- Court: Supreme Judicial Court of Massachusetts
- Full case name: Commonwealth v. David R. Twitchell; Commonwealth v. Ginger Twitchell
- Decided: August 11, 1993
- Citations: 416 Mass. 114; 617 N.E.2d 609

Court membership
- Judges sitting: Paul J. Liacos, Herbert P. Wilkins, Ruth Abrams, Joseph R. Nolan, Neil L. Lynch, Francis Patrick O'Connor, John M. Greaney

Case opinions
- Decision by: Wilkins
- Dissent: Nolan

= Commonwealth v. Twitchell =

Massachusetts criminal case

Commonwealth v. Twitchell, 416 Mass. 114, 617 N.E.2d 609 (1993), was the most prominent of a series of criminal cases, in the late 1980s and early 1990s, in which parents who were members of the Christian Science church were prosecuted for the deaths of children whose medical conditions had been treated only by Christian Science prayer.
==Manslaughter charges==
In 1988, Massachusetts prosecutors charged David and Ginger Twitchell with manslaughter in the 1986 death of their two-year-old son Robyn. Robyn Twitchell died of a peritonitis caused by a bowel obstruction that medical professionals declared would have been easily correctable.

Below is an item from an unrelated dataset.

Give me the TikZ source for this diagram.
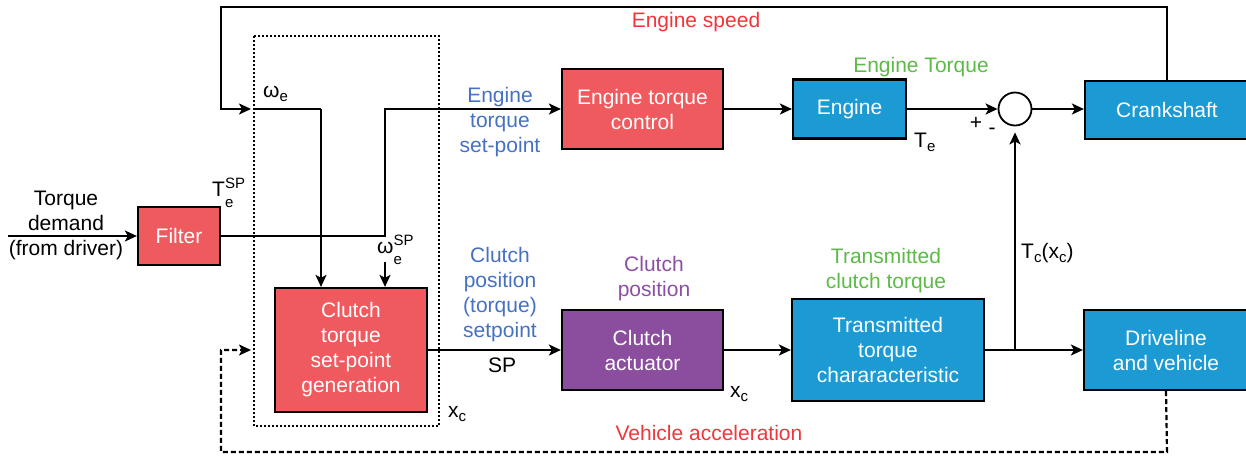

The Twitchells' defense contended that the couple were within their First Amendment rights to treat their son's illness with prayer and that Massachusetts had recognized this right in an exemption to the statute outlawing child neglect.
==Conviction and overturning==
The Twitchells were convicted of involuntary manslaughter. They were sentenced to ten years probation and required to bring their remaining children to regular visits to a pediatrician. The conviction was overturned in 1993 by the Massachusetts Supreme Judicial Court on a legal technicality. Robert Gittens, speaking for the prosecutors' office commented, "the law is now clear: parents cannot sacrifice the lives of their children in the name of religious freedom."